Energy, exergy, economic, and environment (4E) assessment of a temperature cascading multigeneration system under experimental off-design conditions

Abstract

Multigeneration systems offering superior energy utilization efficiency are considered to be the next alternatives to conventional energy supply methods. In this study, a novel combined cooling, heating, power, and potable water system is proposed and experimentally investigated. An absorption chiller, a desiccant dehumidifier prototype, an indirect evaporative cooler prototype, and an adsorption chiller prototype are incorporated to realize an integrated energy/temperature cascade utilization system that recovers dissipated waste heat from a gas turbine. The proposed system's performance is firstly assessed by means of a 4E (exergy, energy, economic, and environment) off-design analytical method. Key results reveal that 71% of the dissipated waste heat can be recovered, and the primary energy saving ratio is 32.5%. In addition, the proposed system is capable of reducing up to 256 tons of CO2 emission every year compared with the conventional system. Results further highlight that the payback period of the proposed system is about 1.1 years when the annual operation time and power ratio of the gas turbine are 8000 h and 0.9, respectively. In addition, the effects of different variables on the economic feasibility of the proposed system are analyzed.

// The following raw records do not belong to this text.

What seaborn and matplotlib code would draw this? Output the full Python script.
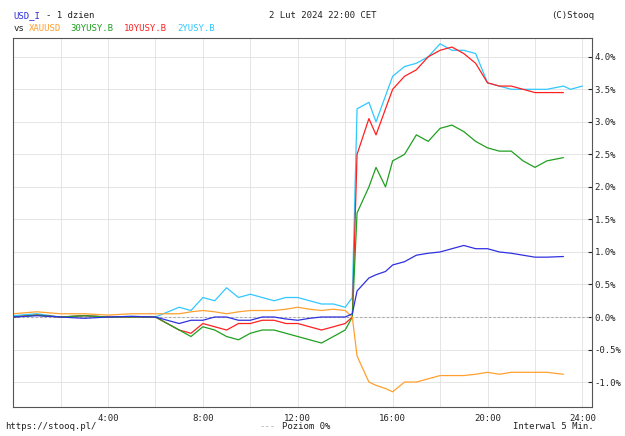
import matplotlib
matplotlib.use("Agg")
import matplotlib.pyplot as plt
import seaborn as sns
import pandas as pd
import numpy as np

sns.set_style("white")
plt.rcParams['font.family'] = ['DejaVu Sans Mono']

t_pre = [0,1,2,3,4,5,6,7,7.5,8,8.5,9,9.5,10,10.5,11,11.5,12,12.5,13,13.5,14,14.3]
t_post = [14.5,15,15.3,15.7,16,16.5,17,17.5,18,18.5,19,19.5,20,20.5,21,21.5,22,22.5,23.2]

usd_pre = [0,0.02,0,-0.02,0,0.01,0,-0.1,-0.05,-0.05,0,0,-0.05,-0.05,0,0,-0.03,-0.05,-0.02,0,0,0,0.05]
usd_post = [0.4,0.6,0.65,0.7,0.8,0.85,0.95,0.98,1.0,1.05,1.1,1.05,1.05,1.0,0.98,0.95,0.92,0.92,0.93]

y2_pre = [0.02,0.05,0,0.02,0,0.01,0,0.15,0.1,0.3,0.25,0.45,0.3,0.35,0.3,0.25,0.3,0.3,0.25,0.2,0.2,0.15,0.3]
y2_post = [3.2,3.3,3.0,3.4,3.7,3.85,3.9,4.0,4.2,4.1,4.1,4.05,3.6,3.55,3.5,3.5,3.5,3.5,3.55]
t_y2_end = [23.5,24.0]
y2_end = [3.5,3.55]

y10_pre = [0,0.03,0,0.02,0,0,0,-0.2,-0.25,-0.1,-0.15,-0.2,-0.1,-0.1,-0.05,-0.05,-0.1,-0.1,-0.15,-0.2,-0.15,-0.1,0.0]
y10_post = [2.5,3.05,2.8,3.2,3.5,3.7,3.8,4.0,4.1,4.15,4.05,3.9,3.6,3.55,3.55,3.5,3.45,3.45,3.45]

y30_pre = [0,0.03,0,0.02,0,0,0,-0.2,-0.3,-0.15,-0.2,-0.3,-0.35,-0.25,-0.2,-0.2,-0.25,-0.3,-0.35,-0.4,-0.3,-0.2,0.0]
y30_post = [1.6,2.0,2.3,2.0,2.4,2.5,2.8,2.7,2.9,2.95,2.85,2.7,2.6,2.55,2.55,2.4,2.3,2.4,2.45]

xau_pre = [0.05,0.08,0.05,0.05,0.03,0.05,0.05,0.05,0.08,0.1,0.08,0.05,0.08,0.1,0.1,0.1,0.12,0.15,0.12,0.1,0.12,0.1,0.0]
xau_post = [-0.6,-1.0,-1.05,-1.1,-1.15,-1.0,-1.0,-0.95,-0.9,-0.9,-0.9,-0.88,-0.85,-0.88,-0.85,-0.85,-0.85,-0.85,-0.88]

series = [
    ("USD_I", usd_pre + usd_post, t_pre + t_post, "#3030e0"),
    ("XAUUSD", xau_pre + xau_post, t_pre + t_post, "#ffa030"),
    ("30YUSY.B", y30_pre + y30_post, t_pre + t_post, "#20a020"),
    ("10YUSY.B", y10_pre + y10_post, t_pre + t_post, "#ff2020"),
    ("2YUSY.B", y2_pre + y2_post + y2_end, t_pre + t_post + t_y2_end, "#30c8ff"),
]

fig = plt.figure(figsize=(6.25, 4.36), dpi=100)
ax = fig.add_axes([0.021, 0.067, 0.926, 0.846])
ax.axhline(0, color="#aaaaaa", lw=0.8, ls=(0, (2, 2)))
for name, vals, ts, col in reversed(series):
    df = pd.DataFrame({"t": ts, "v": vals})
    sns.lineplot(data=df, x="t", y="v", ax=ax, color=col, lw=0.9, estimator=None, sort=False)

ax.set_xlim(0, 24.4)
ax.set_ylim(-1.38, 4.29)
ax.set_xticks(range(0, 25, 2))
ax.set_xticklabels(["" if h % 4 or h == 0 else f"{h}:00" for h in range(0, 25, 2)], fontsize=6.5)
yt = np.arange(-1.0, 4.01, 0.5)
ax.set_yticks(yt)
ax.set_yticklabels([f"{v:.1f}%" for v in yt], fontsize=6.5)
ax.yaxis.tick_right()
ax.tick_params(axis="both", length=3, direction="in", pad=2)
ax.tick_params(axis="x", direction="out")
ax.grid(True, color="#e0e0e0", lw=0.6)
ax.set_xlabel(""); ax.set_ylabel("")
for s in ax.spines.values():
    s.set_color("#555555"); s.set_linewidth(0.8)

fs = 6.5
fig.text(0.021, 0.958, "USD_I", color="#3030e0", fontsize=fs)
fig.text(0.073, 0.958, "- 1 dzien", color="#222222", fontsize=fs)
fig.text(0.021, 0.93, "vs", color="#222222", fontsize=fs)
x = 0.046
for name, _, _, col in series[1:]:
    fig.text(x, 0.93, name, color=col, fontsize=fs)
    x += 0.0095 * (len(name) + 1)
fig.text(0.43, 0.958, "2 Lut 2024 22:00 CET", color="#222222", fontsize=fs)
fig.text(0.95, 0.958, "(C)Stooq", color="#222222", fontsize=fs, ha="right")
fig.text(0.008, 0.015, "https://stooq.pl/", color="#222222", fontsize=fs)
fig.text(0.415, 0.015, "---", color="#aaaaaa", fontsize=fs)
fig.text(0.452, 0.015, "Poziom 0%", color="#222222", fontsize=fs)
fig.text(0.95, 0.015, "Interwal 5 Min.", color="#222222", fontsize=fs, ha="right")
fig.savefig("out.png", dpi=100)
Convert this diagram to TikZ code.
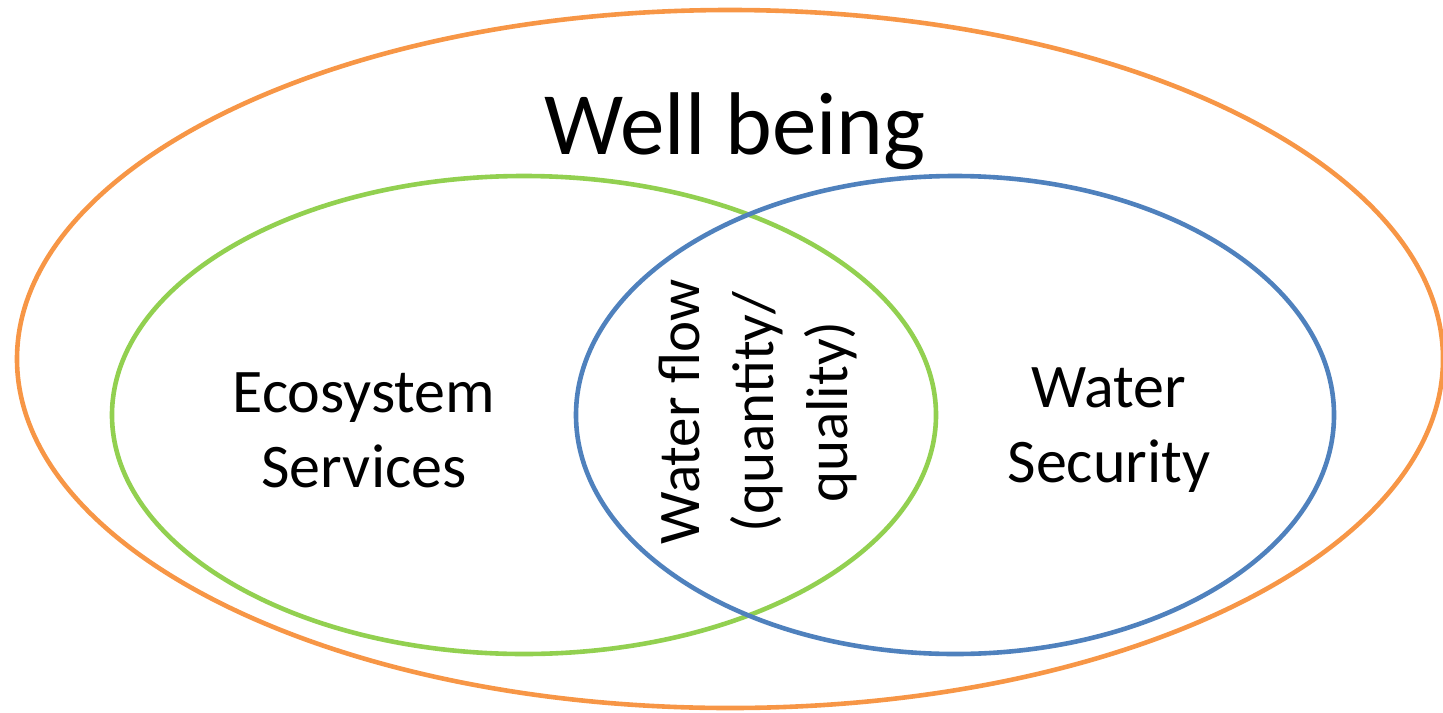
\documentclass[tikz,border=0pt]{standalone}
\usepackage{fontspec}
\setmainfont{Carlito}
\usetikzlibrary{shapes.geometric}
\definecolor{wborange}{HTML}{F79646}
\definecolor{esgreen}{HTML}{92D050}
\definecolor{wsblue}{HTML}{4F81BD}
\tikzset{
  ring/.style={ellipse, draw, line width=2.3pt, inner sep=0pt, outer sep=0pt},
  label31/.style={align=center, font=\fontsize{31}{37.5}\selectfont, inner sep=0pt},
  labelrot/.style={align=center, font=\fontsize{29.5}{37}\selectfont, inner sep=0pt}
}
\begin{document}
\begin{tikzpicture}[x=0.5pt,y=-0.5pt]
\useasboundingbox (0,0) rectangle (1443,712);
\node[ring, draw=wborange, minimum width=713pt, minimum height=349pt] (well) at (730,359) {};
\node[ring, draw=esgreen, minimum width=412pt, minimum height=239pt] (eco) at (524,415) {};
\node[ring, draw=wsblue, minimum width=379pt, minimum height=239pt] (sec) at (955,415) {};
\node[font=\fontsize{44.5}{52}\selectfont, inner sep=0pt] (wbt) at (735,131) {Well being};
\node[label31] (ecot) at (364,430) {Ecosystem\\Services};
\node[label31] (sect) at (1109,430) {Water\\Security};
\node[labelrot, rotate=90] (flow) at (758,412) {Water flow\\(quantity/\\quality)};
\end{tikzpicture}
\end{document}
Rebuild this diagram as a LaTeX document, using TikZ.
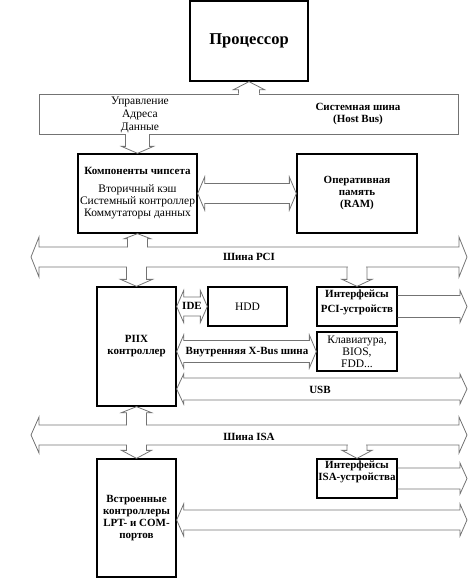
\documentclass[tikz,border=0pt]{standalone}
\usepackage{fontspec}
\setmainfont{Liberation Serif}
\usetikzlibrary{calc,positioning}

% fat bus arrows: tip, base, half shaft, half head, head length
\newcommand{\fatv}[5]{%
  \fill[white] ($(#2)+(-#3+0.8,-1.5)$) rectangle ($(#2)+(#3-0.8,1.5)$);
  \draw[bus] ($(#2)+(-#3,0)$) -- ($(#1)+(-#3,#5)$) -- ($(#1)+(-#4,#5)$) -- (#1)
    -- ($(#1)+(#4,#5)$) -- ($(#1)+(#3,#5)$) -- ($(#2)+(#3,0)$);
}
% left tip, right tip, half shaft, half head, head length
\newcommand{\fatdbl}[5]{%
  \draw[bus] (#1) -- ($(#1)+(#5,-#4)$) -- ($(#1)+(#5,-#3)$) -- ($(#2)+(-#5,-#3)$)
    -- ($(#2)+(-#5,-#4)$) -- (#2) -- ($(#2)+(-#5,#4)$) -- ($(#2)+(-#5,#3)$)
    -- ($(#1)+(#5,#3)$) -- ($(#1)+(#5,#4)$) -- cycle;
}
% base, tip, half shaft, half head, head length
\newcommand{\fath}[5]{%
  \draw[bus] ($(#1)+(0,-#3)$) -- ($(#2)+(-#5,-#3)$) -- ($(#2)+(-#5,-#4)$) -- (#2)
    -- ($(#2)+(-#5,#4)$) -- ($(#2)+(-#5,#3)$) -- ($(#1)+(0,#3)$);
}

\begin{document}
\begin{tikzpicture}
  [x=1pt,y=-1pt,
   box/.style={draw,line width=1.3pt,align=center,inner sep=1pt,
     font=\fontsize{11.5}{12}\selectfont},
   ltext/.style={align=center,inner sep=0pt,font=\fontsize{11.5}{13}\selectfont},
   btext/.style={align=center,inner sep=0pt,font=\fontsize{11}{12}\selectfont\bfseries},
   bus/.style={draw=black!55,line width=0.8pt,line join=miter}]
  \useasboundingbox (0,0) rectangle (474,584);

  \node[box,font=\fontsize{16.5}{18}\selectfont\bfseries,minimum width=118,minimum height=80] (cpu) at (249,41) {Процессор};
  \node[draw=black!55,line width=0.8pt,minimum width=419,minimum height=40] (host) at (248.5,114) {};
  \node[ltext] (ctl) at (140,115) {Управление\\Адреса\\Данные};
  \node[btext] (hostname) at (358,114) {Системная шина\\(Host Bus)};

  \node[box,minimum width=119,minimum height=79] (chip) at (137.5,193.5)
    {\textbf{\fontsize{11}{12}\selectfont Компоненты чипсета}\\[6pt]Вторичный кэш\\Системный контроллер\\Коммутаторы данных};
  \node[box,btext,minimum width=120,minimum height=79] (ram) at (357,193.5) {Оперативная\\память\\(RAM)};

  \node[box,btext,minimum width=79,minimum height=119] (piix) at (136.5,346.5) {PIIX\\контроллер};
  \node[box,minimum width=79,minimum height=39] (hdd) at (247.5,306.5) {HDD};
  \node[box,minimum width=80,minimum height=39] (pcidev) at (357,306.5) {};
  \node[btext,font=\fontsize{11}{15}\selectfont\bfseries] (pcidevL) [below=3pt of pcidev.north] {Интерфейсы\\PCI-устройств};
  \node[box,minimum width=80,minimum height=39] (kbd) at (357,351.5) {Клавиатура,\\BIOS,\\FDD...};

  \node[box,btext,minimum width=79,minimum height=118] (builtin) at (136.5,518) {Встроенные\\контроллеры\\LPT- и COM-\\портов};
  \node[box,minimum width=80,minimum height=39] (isadev) at (357,478.5) {};
  \node[btext] (isadevL) [below=2pt of isadev.north] {Интерфейсы\\ISA-устройства};

  \node[btext] (pcilbl) at (249,257) {Шина PCI};
  \node[btext] (isalbl) at (249,437) {Шина ISA};
  \node[btext] (usblbl) at (320,390) {USB};
  \node[btext] (xbuslbl) at (247,352) {Внутренняя X-Bus шина};
  \node[btext] (idelbl) at (192,306) {IDE};

  \coordinate (pciL) at (31,257);  \coordinate (pciR) at (467,257);
  \coordinate (pciT) at (0,247);   \coordinate (pciB) at (0,267);
  \coordinate (isaL) at (31,435);  \coordinate (isaR) at (467,435);
  \coordinate (isaT) at (0,425);   \coordinate (isaB) at (0,445);
  \coordinate (rEdge) at (467,0);
  \coordinate (usbR) at (467,389);
  \coordinate (lptR) at (467,520);

  \fatdbl{pciL}{pciR}{10}{20}{8}
  \fatdbl{isaL}{isaR}{10}{18}{8}

  \foreach \tip/\base/\s/\h/\l in
    {cpu.south/host.north/10.5/15.5/8, chip.north/host.south/12/16/-7,
     chip.south/pciT/10/13/5, piix.north/pciB/10/16/-7, pcidev.north/pciB/10/15/-7,
     piix.south/isaT/10/15/6, builtin.north/isaB/10/15/-8, isadev.north/isaB/10/15/-8}
    {\fatv{\tip}{\tip |- \base}{\s}{\h}{\l}}

  \fatdbl{chip.east}{ram.west}{10}{16.5}{7}
  \fatdbl{piix.east |- hdd.west}{hdd.west}{9.5}{16}{7}
  \fatdbl{piix.east |- kbd.west}{kbd.west}{11}{16.5}{7}
  \fatdbl{piix.east |- usbR}{usbR}{11}{15}{7}
  \fatdbl{builtin.east |- lptR}{lptR}{10}{16}{7}

  \fath{pcidev.east}{rEdge |- pcidev.east}{11}{16}{7}
  \fath{isadev.east}{rEdge |- isadev.east}{10.5}{15.5}{7}
\end{tikzpicture}
\end{document}
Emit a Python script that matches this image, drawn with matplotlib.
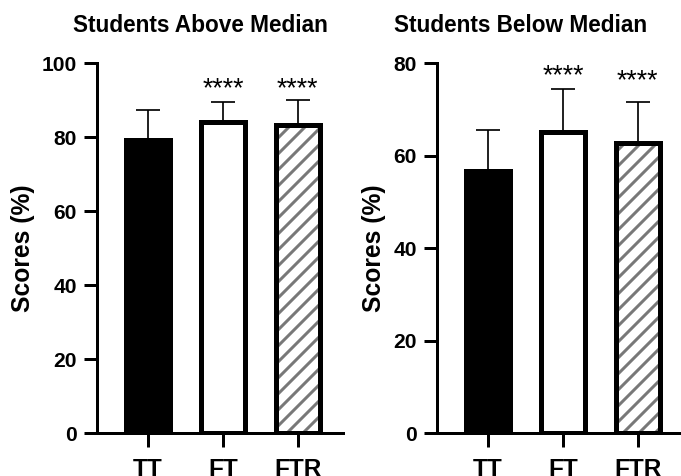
import numpy as np
import matplotlib
matplotlib.use("Agg")
import matplotlib.pyplot as plt

# --- DATA ---
groups = ["TT", "FT", "FTR"]

above_means = [79.2, 84.1, 83.3]
above_sd = [8.0, 5.3, 6.7]
above_stars = ["", "****", "****"]
above_star_y = [0, 91.0, 91.0]

below_means = [56.7, 65.0, 62.8]
below_sd = [8.8, 9.3, 8.8]
below_stars = ["", "****", "****"]
below_star_y = [0, 75.6, 74.5]

plt.rcParams['font.family'] = ['Liberation Sans', 'DejaVu Sans']
plt.rcParams['hatch.linewidth'] = 1.5

DPI = 144


def draw_panel(ax, means, sd, stars, star_y, ymax, title, title_x):
    x = np.arange(len(groups))
    width = 0.58

    # one-sided (upper) error bars, drawn under the bars
    ax.errorbar(x, means, yerr=[np.zeros(len(sd)), sd], fmt='none',
                ecolor='black', elinewidth=0.85, capsize=6, capthick=0.85,
                zorder=1)

    faces = ['black', 'white', 'white']
    hatches = [None, None, '///']
    for i in range(len(groups)):
        if hatches[i]:
            ax.bar(x[i], means[i], width, color='white', edgecolor='#787878',
                   hatch=hatches[i], linewidth=0, zorder=2)
            ax.bar(x[i], means[i], width, fill=False, edgecolor='black',
                   linewidth=2.5, zorder=2.1)
        else:
            ax.bar(x[i], means[i], width, color=faces[i], edgecolor='black',
                   linewidth=2.5, zorder=2)

    for i, s in enumerate(stars):
        if s:
            ax.text(x[i], star_y[i], s, ha='center', va='baseline',
                    fontsize=13.4)

    ax.set_xlim(-0.68, 2.6)
    ax.set_ylim(0, ymax)
    ax.set_yticks(np.arange(0, ymax + 1, 20))
    ax.set_xticks(x)
    ax.set_xticklabels(groups, fontsize=12.2, fontweight='bold')
    for lbl in ax.get_yticklabels():
        lbl.set_fontsize(10.5)
        lbl.set_fontweight('bold')

    ax.spines['top'].set_visible(False)
    ax.spines['right'].set_visible(False)
    ax.spines['left'].set_linewidth(1.5)
    ax.spines['bottom'].set_linewidth(1.5)
    ax.spines['left'].set_zorder(3)
    ax.spines['bottom'].set_zorder(3)
    ax.tick_params(axis='y', length=6.5, width=1.5, pad=3.5)
    ax.tick_params(axis='x', length=7, width=1.5, pad=5.5)

    ax.set_ylabel("Scores (%)", fontsize=12.3, fontweight='bold', labelpad=3.5)
    ax.text(title_x, 1 + 31 / 370, title, transform=ax.transAxes,
            ha='center', va='baseline', fontsize=11.3, fontweight='bold')


fig = plt.figure(figsize=(681 / DPI, 476 / DPI), dpi=DPI)
ax1 = fig.add_axes([0.1424, 0.0903, 0.361, 0.7773])
ax2 = fig.add_axes([0.6417, 0.0903, 0.361, 0.7773])

draw_panel(ax1, above_means, above_sd, above_stars, above_star_y, 100,
           "Students Above Median", 0.419)
draw_panel(ax2, below_means, below_sd, below_stars, below_star_y, 80,
           "Students Below Median", 0.34)

fig.savefig("out.png", dpi=DPI)
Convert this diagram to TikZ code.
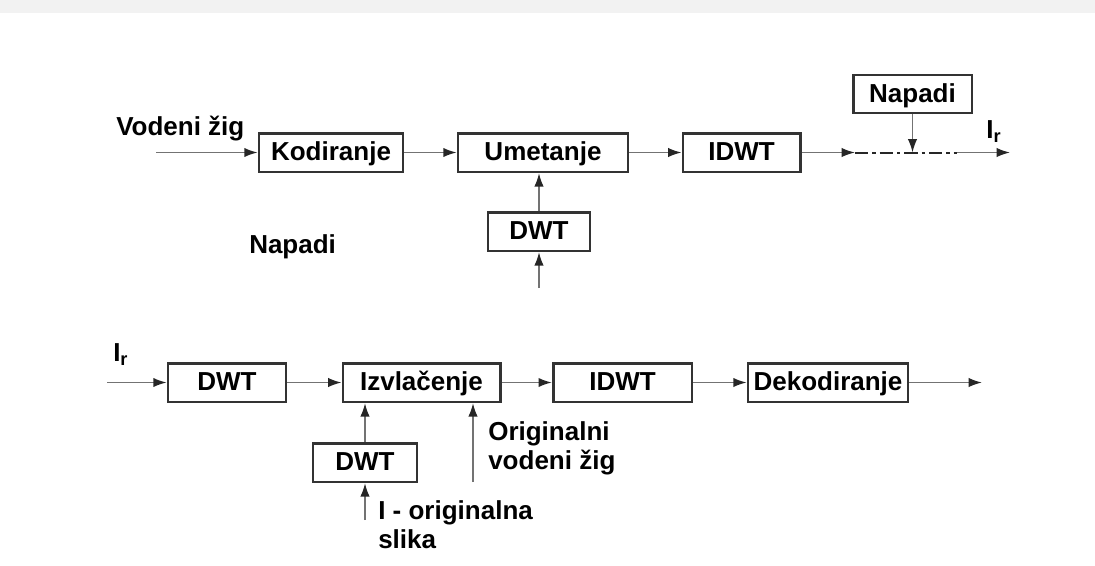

Results also indicate that both national grid efficiency and fuel price exert greater influence on the payback year of the proposed system. Further, a case study is performed based on a typical tropic city's electricity, cooling, and heating demands. Lastly, the proposed system can be employed as a promising energy source supply taking into consideration its excellent energy saving potential, environmental sustainability, and economic feasibility.